Jewish art at a watershed moment

‘Jerusalem Between Heaven and Earth’ artists explore duality and context


When the word “watershed” comes to mind, one might think of an area that divides water to different rivers. But it means a lot more than that for Ori Z. Soltes.

Soltes is the curator of “Jerusalem Between Heaven and Earth,” an exhibition highlighting 34 works focused on the theme of a watershed, which can mean a turning point in history and other aspects of life. The Jewish Art Salon organized the show, which first debuted last fall at the Jewish Biennale in Jerusalem to celebrate contemporary Jewish art. 

The Jewish Art Salon then reached out to the Derfner Judaica Museum + The Art Collection at the Hebrew Home at Riverdale to feature it. Now, the exhibition is on display through May 27 before traveling to Michigan next January.

Susan Chevlowe expanded on Solte’s showcasing a watershed theme that can have spiritual or aesthetic concepts from a Jewish perspective.

“The idea is that moments sort of converge or move into one another,” Derfner Judaica’s chief curator and director said. “Something happens in history that may be a turning point, and we call it a ‘watershed moment,’ and that signals a dynamic change from one way of being into another, or one historical moment into another.

“All of these artists are then interpreting what’s a watershed moment for themselves.”


An example of this is Miriam Stern’s “Crusader Bible I.” The piece is just one in a series of prints drawing inspiration from the actual Crusader Bible, an illustrated manuscript of stories from the Old Testament. But instead of drawing direct inspiration from its Christian roots, Stern uses it to come up with a new version that incorporates Judaism.
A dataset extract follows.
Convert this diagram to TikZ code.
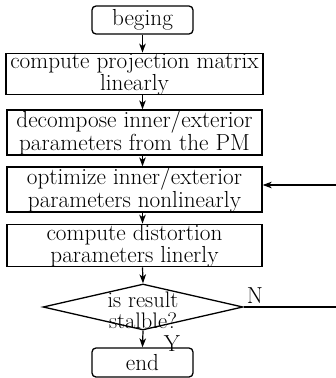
\documentclass[tikz,border=0pt]{standalone}
\usetikzlibrary{shapes.geometric,arrows.meta}
\begin{document}
\begin{tikzpicture}[x=1pt,y=-1pt,
  boxstyle/.style={draw,line width=1.3pt,inner sep=0pt,align=center,
    font=\fontsize{23.2}{17}\selectfont},
  termstyle/.style={boxstyle,rounded corners=4pt},
  arr/.style={line width=1.2pt,-{Stealth[length=9pt,width=6.5pt,inset=2.5pt]}},
  lab/.style={font=\fontsize{23.2}{23.2}\selectfont,inner sep=0pt}]
\useasboundingbox (0,0) rectangle (336,378);
\clip (0,0) rectangle (336,378);
\node[termstyle,minimum width=101pt,minimum height=28pt] (b1) at (142.5,20) {beging};
\node[boxstyle,minimum width=257pt,minimum height=38pt] (b2) at (134.5,74) {compute projection matrix\\linearly};
\node[boxstyle,minimum width=255pt,minimum height=41pt] (b3) at (134.5,132.5) {decompose inner/exterior\\parameters from the PM};
\node[boxstyle,minimum width=255pt,minimum height=37pt] (b4) at (134.5,189.5) {optimize inner/exterior\\parameters nonlinearly};
\node[boxstyle,minimum width=255pt,minimum height=37pt] (b5) at (134.5,245.5) {compute distortion\\parameters linerly};
\node[diamond,draw,line width=1.3pt,minimum width=200pt,minimum height=46pt,inner sep=0pt] (d) at (143,307) {};
\node[lab,font=\fontsize{22.5}{22.5}\selectfont] (dt1) at (143,300) {is result};
\node[lab,font=\fontsize{22.5}{22.5}\selectfont] (dt2) at (143,321) {stalble?};
\node[termstyle,minimum width=101pt,minimum height=29pt] (e) at (142.5,362.5) {end};
\node[lab] (n) at (255,296) {N};
\node[lab] (y) at (172,344) {Y};
\coordinate (r1) at (341,307);
\coordinate (r2) at (341,185);
\draw[arr] (b1.south) -- (b1.south |- b2.north);
\draw[arr] (b2.south -| b1) -- (b3.north -| b1);
\draw[arr] (b3.south -| b1) -- (b4.north -| b1);
\draw[arr] (b4.south -| b1) -- (b5.north -| b1);
\draw[arr] (b5.south -| b1) -- (d.north);
\draw[arr] (d.south) -- (e.north);
\draw[arr] (d.east) -- (r1) -- (r2) -- (r2 -| b4.east);
\end{tikzpicture}
\end{document}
“It’s meant to re-contextualize the Bible into a Jewish context,” Chevlowe said. 

“Water-Hebrew/Water-Arabic” by Jane Logemann is another piece that fits into the watershed them by actually using water as its focus. Logemann creates a large circle with an empty space in the middle. On one side, she writes the word “water” in Hebrew. On the other, she writes the same word in Arabic.

It’s an effort to go beyond the meaning of the word “water,” showcasing the differences behind each language’s culture and context.

“‘Can they be made whole?’ is the question here,” Chevlowe said. 

Many points of view

When it comes to understanding the work in “Jerusalem Between Heaven and Earth,” Chevlowe believes it’s important to look at each artist’s work from a broader perspective. 

“We’re in a moment where, because of our own political context, Jerusalem has become again more visible in global politics, (and) in global concerns,” she said. “For people who see the exhibition, (they) come and see (it) through a particularly Jewish lens in ways that allows one to see the different ways in which Jews and others connect personally, politically and spiritually to this holy city.”

Chevlowe hopes visitors will “really understand that there is not one point of view” in contemporary Jewish art.

“Artists, like any group of people — and Jews, like any group of people — have a diverse range of opinions to share,” she said. 

To her, highlighting contemporary artists who can take a theme as broad as watersheds and turn it into something personal or profound is worth taking a look at.

“I think contemporary artists do a lot of interpreting the world for us and giving meaning to the things that are happening in the world, and they’re doing this in a visual way through a visual language,” Chevlowe said. 

“They’re adding depth to our understanding of the world around and what’s going on in the world around us in our relationships between individuals, between ethnic, or religious groups in between countries.”